Mr Price, appealing the ruling this week in the High Court on behalf of the councillor and his partner, said they had thought they were buying a 'dog-proof property' with an easy to see boundary. 'If you can't rely on what's there, what can you rely on?' he asked the judge. He argued that, even if the boundary on paper didn't follow the fence line, Mr Todd and his partner had secured a binding 'boundary agreement' from the previous owner, Stephen Baldwin, during discussions and in emails relating to repairs to the fence after they moved in.

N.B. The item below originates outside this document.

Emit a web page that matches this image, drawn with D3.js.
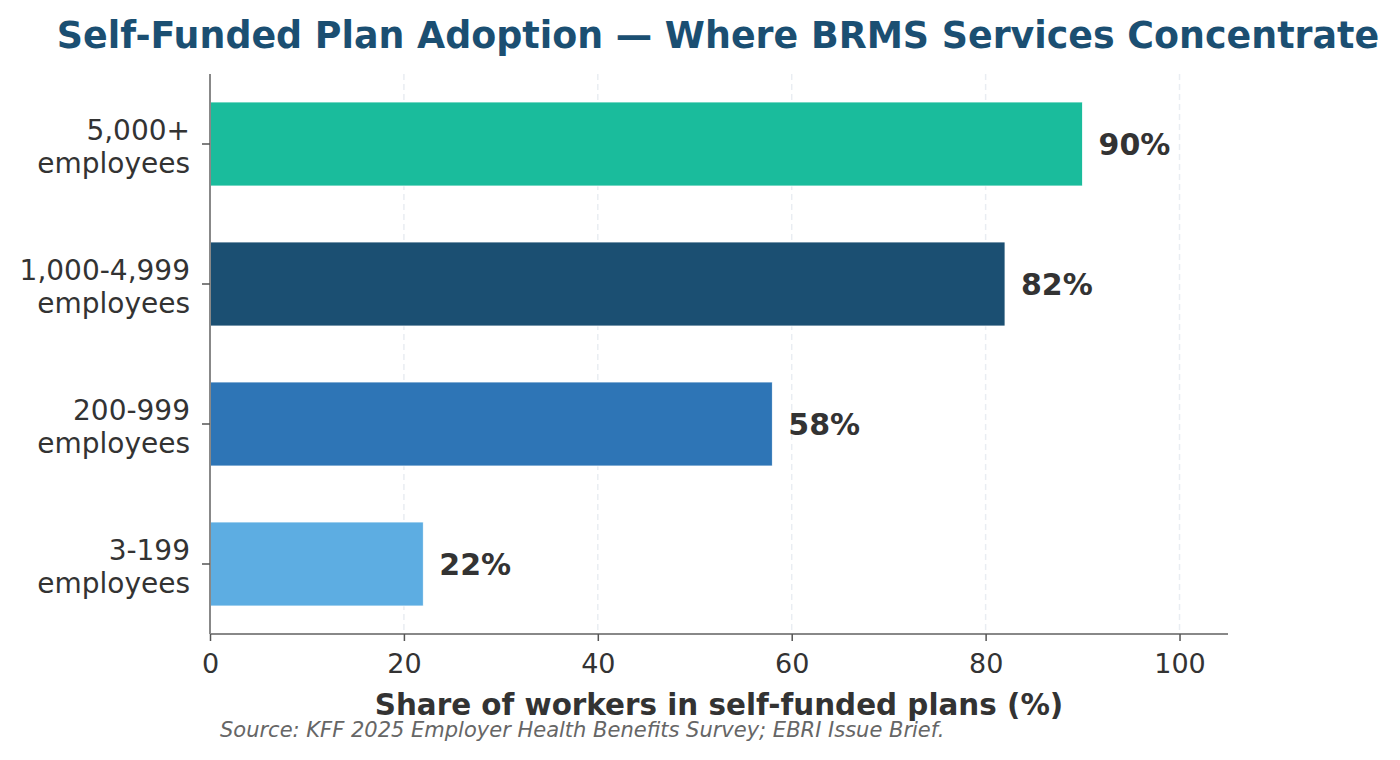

'A chat over a garden fence can amount to a boundary agreement,' he told High Court judge Mr Justice Michael Green. 'Oral agreements are becoming more important. For there to have been a boundary agreement, there doesn't need to have been a dispute about the boundary.' But Philip Sissons, for Mr and Mrs Marsh, said the councillor and his partner had known the land next to them was not included in the sale of their house and could have checked the paper boundaries. They had been offered the other land when they bought Wyland Wood, but declined, he said.

He also refuted their alternative argument based on a 'boundary agreement' with Mr Baldwin. 'The appellants asserted that in August 2019 an agreement had been reached between Mr Todd and Mr Baldwin to the effect that the dog and deer proof fence marked the end of Wyland Wood,' he said. 'This argument was based on a handful of emails in which Mr Todd pointed out that the fence which he described as a boundary fence was in need of repair and Mr Baldwin agreed to contribute to those repairs. In her judgment, the judge accepted Mr Baldwin's 'straightforward and honest' evidence that he had not agreed the deer and dog proof fence was the boundary. The judge was entirely correct to conclude no boundary agreement was made.'

The meadow would have been 'landlocked and inaccessible' when sold to Mr and Mrs Marsh in 2021 if the fence was truly the boundary, he said, adding that it is 'utterly improbable' that the previous owner would have entered into an agreement to landlock his own meadow. The judge commented that cutting off access to the meadow land is something 'no one in their right mind would have done', adding, 'now four years later we are still in court'. He reserved his judgment in the case at the end of a two-day hearing to be given at a later date.